American businessman/railroad executive (fl. 1820-1850)

William Chandler was a 19th-century businessman based in Wilmington, Delaware, an active abolitionist, and an early railroad executive.

In 1818, Chandler served on the Wilmington City Council.

In 1825, he helped organize the Delaware Fire Insurance Company.

Chandler participated in several business ventures and abolitionist societies with Thomas Garrett, a Wilmington merchant and stationmaster on the Underground Railroad.

In 1827, the 25-year-old Abolition Society of the State of Delaware was reorganized as the Delaware Abolition Society, whose officers and directors included Chandler, Garrett, president John Wales, vice-president Edward Worrell, and others.
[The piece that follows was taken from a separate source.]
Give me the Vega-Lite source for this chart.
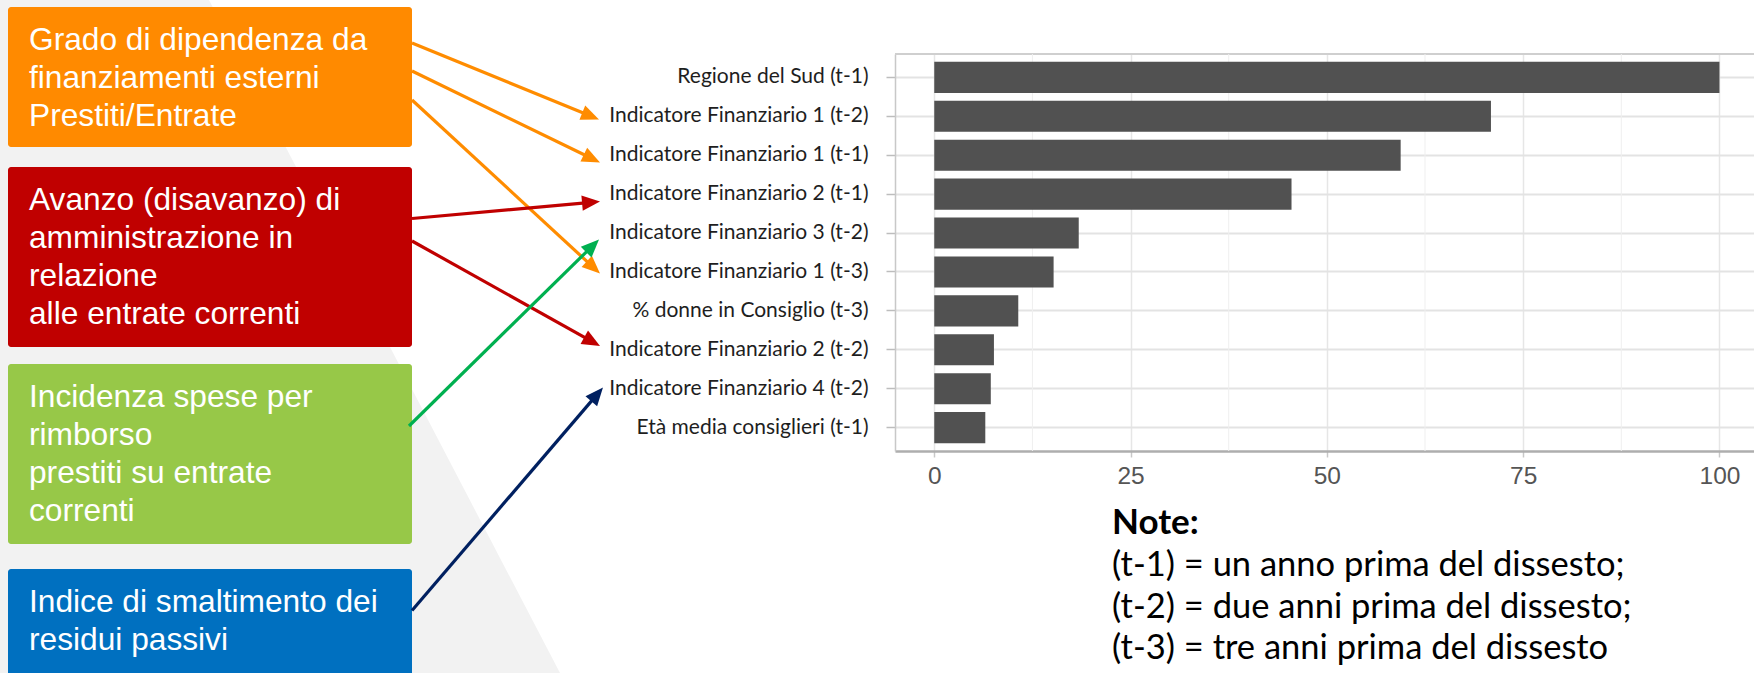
{
  "$schema": "https://vega.github.io/schema/vega-lite/v6.json",
  "usermeta": {"embedOptions": {"actions": false}},
  "autosize": {"type": "none"},
  "padding": {"left": 895, "top": 54, "right": 0, "bottom": 222},
  "width": 859,
  "height": 397,
  "background": "white",
  "config": {"view": {"stroke": null}},
  "datasets": {
    "bars": [
      {"variabile": "Regione del Sud (t-1)", "importanza": 100},
      {"variabile": "Indicatore Finanziario 1 (t-2)", "importanza": 70.9},
      {"variabile": "Indicatore Finanziario 1 (t-1)", "importanza": 59.4},
      {"variabile": "Indicatore Finanziario 2 (t-1)", "importanza": 45.5},
      {"variabile": "Indicatore Finanziario 3 (t-2)", "importanza": 18.4},
      {"variabile": "Indicatore Finanziario 1 (t-3)", "importanza": 15.2},
      {"variabile": "% donne in Consiglio (t-3)", "importanza": 10.7},
      {"variabile": "Indicatore Finanziario 2 (t-2)", "importanza": 7.6},
      {"variabile": "Indicatore Finanziario 4 (t-2)", "importanza": 7.2},
      {"variabile": "Età media consiglieri (t-1)", "importanza": 6.5}
    ],
    "minorgrid": [{"v": 12.5}, {"v": 37.5}, {"v": 62.5}, {"v": 87.5}],
    "bg": [
      {"x": 0, "y": 0, "y2": 673},
      {"x": 209, "y": 0, "y2": 673},
      {"x": 560, "y": 673, "y2": 673}
    ],
    "boxes": [
      {"box": "Grado", "x": 8, "x2": 412, "y": 7, "y2": 147, "lines": ["Grado di dipendenza da", "finanziamenti esterni", "Prestiti/Entrate"]},
      {"box": "Avanzo", "x": 8, "x2": 412, "y": 167, "y2": 347, "lines": ["Avanzo (disavanzo) di", "amministrazione in", "relazione", "alle entrate correnti"]},
      {"box": "Incidenza", "x": 8, "x2": 412, "y": 364, "y2": 544, "lines": ["Incidenza spese per", "rimborso", "prestiti su entrate", "correnti"]},
      {"box": "Indice", "x": 8, "x2": 412, "y": 569, "y2": 709, "lines": ["Indice di smaltimento dei", "residui passivi"]}
    ],
    "arrows": [
      {"box": "Grado", "target": "Indicatore Finanziario 1 (t-2)", "sx": 412, "sy": 43, "tx": 599, "ty": 119.5},
      {"box": "Grado", "target": "Indicatore Finanziario 1 (t-1)", "sx": 412, "sy": 71, "tx": 600, "ty": 162.5},
      {"box": "Grado", "target": "Indicatore Finanziario 1 (t-3)", "sx": 412, "sy": 100, "tx": 600, "ty": 273.5},
      {"box": "Avanzo", "target": "Indicatore Finanziario 2 (t-1)", "sx": 412, "sy": 218.5, "tx": 600, "ty": 201.5},
      {"box": "Avanzo", "target": "Indicatore Finanziario 2 (t-2)", "sx": 412, "sy": 241, "tx": 600, "ty": 346},
      {"box": "Incidenza", "target": "Indicatore Finanziario 3 (t-2)", "sx": 409, "sy": 426, "tx": 599, "ty": 239.5},
      {"box": "Indice", "target": "Indicatore Finanziario 4 (t-2)", "sx": 412, "sy": 610.5, "tx": 603, "ty": 387.5}
    ],
    "border": [{"x": 895, "x2": 1754, "y": 54}],
    "notetitle": [{"x": 1112, "y": 534, "t": "Note:"}],
    "notelines": [{"x": 1112, "y": 576, "lines": ["(t-1) = un anno prima del dissesto;", "(t-2) = due anni prima del dissesto;", "(t-3) = tre anni prima del dissesto"]}]
  },
  "resolve": {"scale": {"x": "independent", "y": "independent"}},
  "layer": [
    {
      "layer": [
        {
          "data": {"name": "bg"},
          "mark": {"type": "area", "orient": "vertical", "color": "#f2f2f2", "opacity": 1},
          "encoding": {
            "x": {"field": "x", "type": "quantitative", "scale": {"domain": [895, 1754], "nice": false, "zero": false}, "axis": null},
            "y": {"field": "y", "type": "quantitative", "scale": {"domain": [54, 451], "nice": false, "zero": false, "reverse": true}, "axis": null},
            "y2": {"field": "y2"}
          }
        },
        {
          "data": {"name": "boxes"},
          "mark": {"type": "rect", "cornerRadius": 3},
          "encoding": {
            "x": {"field": "x", "type": "quantitative", "scale": {"domain": [895, 1754], "nice": false, "zero": false}, "axis": null},
            "x2": {"field": "x2"},
            "y": {"field": "y", "type": "quantitative", "scale": {"domain": [54, 451], "nice": false, "zero": false, "reverse": true}, "axis": null},
            "y2": {"field": "y2"},
            "fill": {"field": "box", "type": "nominal", "scale": {"domain": ["Grado", "Avanzo", "Incidenza", "Indice"], "range": ["#FF8A00", "#C00000", "#97C848", "#0070C0"]}, "legend": null}
          }
        },
        {
          "data": {"name": "boxes"},
          "mark": {"type": "text", "align": "left", "baseline": "alphabetic", "dx": 21, "dy": 43, "font": "Liberation Sans", "fontSize": 31.7, "lineHeight": 38, "color": "white"},
          "encoding": {
            "x": {"field": "x", "type": "quantitative", "scale": {"domain": [895, 1754], "nice": false, "zero": false}, "axis": null},
            "y": {"field": "y", "type": "quantitative", "scale": {"domain": [54, 451], "nice": false, "zero": false, "reverse": true}, "axis": null},
            "text": {"field": "lines"}
          }
        },
        {
          "data": {"name": "arrows"},
          "transform": [
            {"calculate": "sqrt(pow(datum.tx - datum.sx, 2) + pow(datum.ty - datum.sy, 2))", "as": "len"},
            {"calculate": "datum.tx - 9 * (datum.tx - datum.sx) / datum.len", "as": "hx"},
            {"calculate": "datum.ty - 9 * (datum.ty - datum.sy) / datum.len", "as": "hy"},
            {"calculate": "atan2(datum.ty - datum.sy, datum.tx - datum.sx) * 180 / PI", "as": "ang"}
          ],
          "layer": [
            {
              "mark": {"type": "rule", "strokeWidth": 3.2},
              "encoding": {
                "x": {"field": "sx", "type": "quantitative", "scale": {"domain": [895, 1754], "nice": false, "zero": false}, "axis": null},
                "x2": {"field": "hx"},
                "y": {"field": "sy", "type": "quantitative", "scale": {"domain": [54, 451], "nice": false, "zero": false, "reverse": true}, "axis": null},
                "y2": {"field": "hy"},
                "stroke": {"field": "box", "type": "nominal", "scale": {"domain": ["Grado", "Avanzo", "Incidenza", "Indice"], "range": ["#FF8C00", "#C00000", "#00B050", "#002060"]}, "legend": null}
              }
            },
            {
              "mark": {"type": "point", "shape": "M-1,-0.85L1,0L-1,0.85Z", "filled": true, "size": 324, "opacity": 1, "strokeWidth": 0},
              "encoding": {
                "x": {"field": "hx", "type": "quantitative", "scale": {"domain": [895, 1754], "nice": false, "zero": false}, "axis": null},
                "y": {"field": "hy", "type": "quantitative", "scale": {"domain": [54, 451], "nice": false, "zero": false, "reverse": true}, "axis": null},
                "angle": {"field": "ang", "type": "quantitative", "scale": null},
                "color": {"field": "box", "type": "nominal", "scale": {"domain": ["Grado", "Avanzo", "Incidenza", "Indice"], "range": ["#FF8C00", "#C00000", "#00B050", "#002060"]}, "legend": null}
              }
            }
          ]
        },
        {
          "data": {"name": "border"},
          "mark": {"type": "rule", "color": "#cfcfcf", "strokeWidth": 2},
          "encoding": {
            "x": {"field": "x", "type": "quantitative", "scale": {"domain": [895, 1754], "nice": false, "zero": false}, "axis": null},
            "x2": {"field": "x2"},
            "y": {"field": "y", "type": "quantitative", "scale": {"domain": [54, 451], "nice": false, "zero": false, "reverse": true}, "axis": null}
          }
        },
        {
          "data": {"name": "notetitle"},
          "mark": {"type": "text", "align": "left", "baseline": "alphabetic", "font": "Lato", "fontWeight": "bold", "fontSize": 35, "color": "black"},
          "encoding": {
            "x": {"field": "x", "type": "quantitative", "scale": {"domain": [895, 1754], "nice": false, "zero": false}, "axis": null},
            "y": {"field": "y", "type": "quantitative", "scale": {"domain": [54, 451], "nice": false, "zero": false, "reverse": true}, "axis": null},
            "text": {"field": "t"}
          }
        },
        {
          "data": {"name": "notelines"},
          "mark": {"type": "text", "align": "left", "baseline": "alphabetic", "font": "Lato", "fontSize": 34.5, "lineHeight": 41.5, "color": "black"},
          "encoding": {
            "x": {"field": "x", "type": "quantitative", "scale": {"domain": [895, 1754], "nice": false, "zero": false}, "axis": null},
            "y": {"field": "y", "type": "quantitative", "scale": {"domain": [54, 451], "nice": false, "zero": false, "reverse": true}, "axis": null},
            "text": {"field": "lines"}
          }
        }
      ]
    },
    {
      "data": {"name": "bars"},
      "layer": [
        {
          "data": {"name": "minorgrid"},
          "mark": {"type": "rule", "color": "#efefef", "strokeWidth": 1},
          "encoding": {
            "x": {"field": "v", "type": "quantitative", "title": null}
          }
        },
        {
          "mark": {"type": "bar", "color": "#515151"},
          "encoding": {
            "y": {
              "field": "variabile", "type": "nominal", "sort": "-x",
              "scale": {"paddingInner": 0.2, "paddingOuter": 0.2},
              "axis": {"title": null, "domainColor": "#c8c8c8", "domainWidth": 1.5, "tickColor": "#bdbdbd", "tickSize": 9, "tickWidth": 1.5, "labelFont": "Lato", "labelFontSize": 21, "labelColor": "#1e1e1e", "labelPadding": 18, "labelLimit": 400, "grid": true, "gridColor": "#e3e3e3", "gridWidth": 2, "tickBand": "center"}
            },
            "x": {
              "field": "importanza", "type": "quantitative", "title": null,
              "scale": {"domain": [-5, 104.4], "nice": false},
              "axis": {"values": [0, 25, 50, 75, 100], "domainColor": "#aeaeae", "domainWidth": 2.5, "tickColor": "#c8c8c8", "tickSize": 6, "tickWidth": 1.5, "labelFont": "Liberation Sans", "labelFontSize": 24.5, "labelColor": "#555555", "labelPadding": 7, "labelFlush": false, "grid": true, "gridColor": "#e6e6e6", "gridWidth": 1.5}
            }
          }
        }
      ]
    }
  ]
}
In 1829, he was elected a director of the Farmers' Bank of Delaware.

In 1833, he became a director of the Wilmington Whaling Company.

In 1835, Chandler and Garrett became directors of the new Wilmington Gas Company, which made gas "made from rosin, at $7 per 1,000 cubic feet" for lighting lamps.
In 1836, he and Garrett invested with Joseph Whitaker and Whitaker's brothers to revive the Principio Furnace in Perryville, Maryland.

In 1837, he helped found and was named first vice-president of the First Board of Trade of Wilmington.

In 1838, Chandler was a director of three of the four railroad companies that were built the first rail link from Philadelphia to Baltimore: the Wilmington and Susquehanna Railroad, the Delaware and Maryland Railroad, and the Philadelphia, Wilmington, and Baltimore Railroad. (The line is today part of Amtrak's Northeast Corridor.) His service as a railroad executive is noted on the 1839 Newkirk Viaduct Monument.

From 1840 to 1843, Chandler served as a director of the Union Bank of Delaware.